Ralph Lauren names new head for its India GCC in Bengaluru

GURUGRAM, INDIA — Ralph Lauren has appointed Tathagat Varma as Vice President and Head of its India Global Capability Centre, naming the technology leader to build and scale the brand’s Bengaluru operations, the company announced.
According to a report from People Matters, Varma joins from Walmart Global Tech, where he served as Global Technology Operations Leader and previously as Vice President, Strategy and Chief of Staff. No financial terms were disclosed.
Ralph Lauren Corporation, a global premium lifestyle and apparel brand, joins a growing list of consumer goods multinationals building out technology and operational GCC footprints in Bengaluru.
Walmart tech veteran leads Ralph Lauren’s India GCC
Varma brings more than 30 years of technology leadership spanning digital transformation, cloud adoption, and AI strategy, with senior roles at Walmart Global Tech, NerdWallet, McAfee, and Huawei. He holds a Doctorate in Business Administration specializing in AI from the Indian School of Business and completed executive programs at Stanford University.

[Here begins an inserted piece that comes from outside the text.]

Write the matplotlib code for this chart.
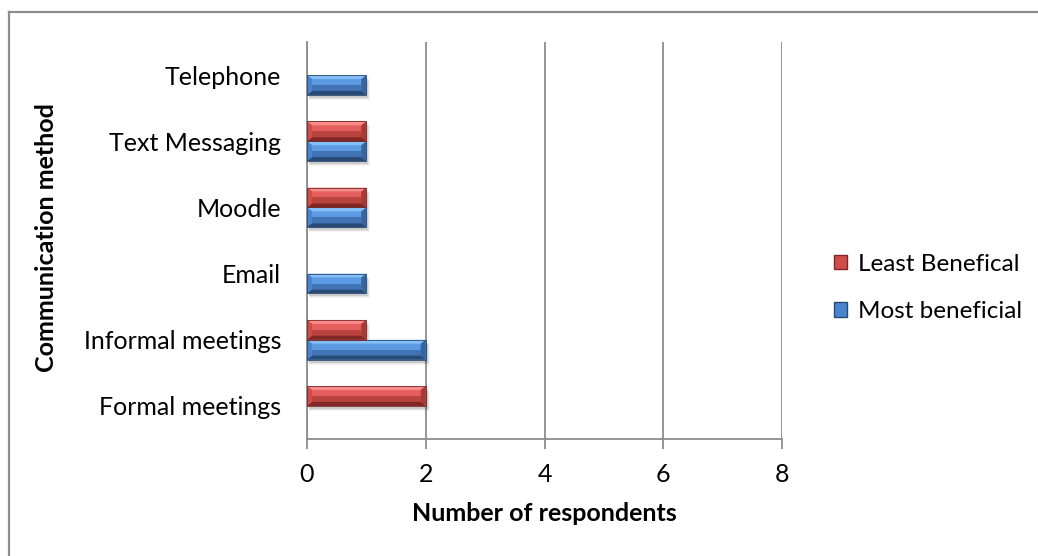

Naming an AI-credentialed, Walmart-scale technology executive to lead the GCC signals Ralph Lauren is building a genuine technology hub in Bengaluru, not a back-office services unit.
“I’m excited to start my new job as Head of Global Capability Centre, India with Ralph Lauren,” said Tathagat Varma, Vice President and Head, Global Capability Center (India), Ralph Lauren.
Bengaluru GCC expands Ralph Lauren’s offshore tech footprint
The Bengaluru GCC will operate under Varma’s mandate to build and scale Ralph Lauren’s India-based technology and operational capabilities — a role the company describes as central to its broader global organizational strategy.
Beyond his corporate career, Varma also founded Cognitive Chasm, a research-led initiative focused on AI and organizational transformation — an academic-practitioner orientation he brings alongside deep operational scale experience.
For a premium lifestyle brand like Ralph Lauren, a GCC led by an AI doctorate holder signals intent to embed technology-driven decision-making across design, supply chain, and retail operations.
The India GCC sector has grown to more than 1,700 centers employing over 1.8 million technology and business professionals, with Bengaluru remaining the dominant hub for capability-intensive GCC buildouts by multinational consumer goods, retail, and fashion companies.
Consumer goods and fashion multinationals have accelerated India GCC buildouts in recent years, competing for Bengaluru’s concentration of AI, data analytics, and engineering talent.
For Ralph Lauren, naming a VP-level GCC head with AI credentials and global technology operations experience places its India center among the more capability-forward fashion and luxury GCC buildouts in the Bengaluru market.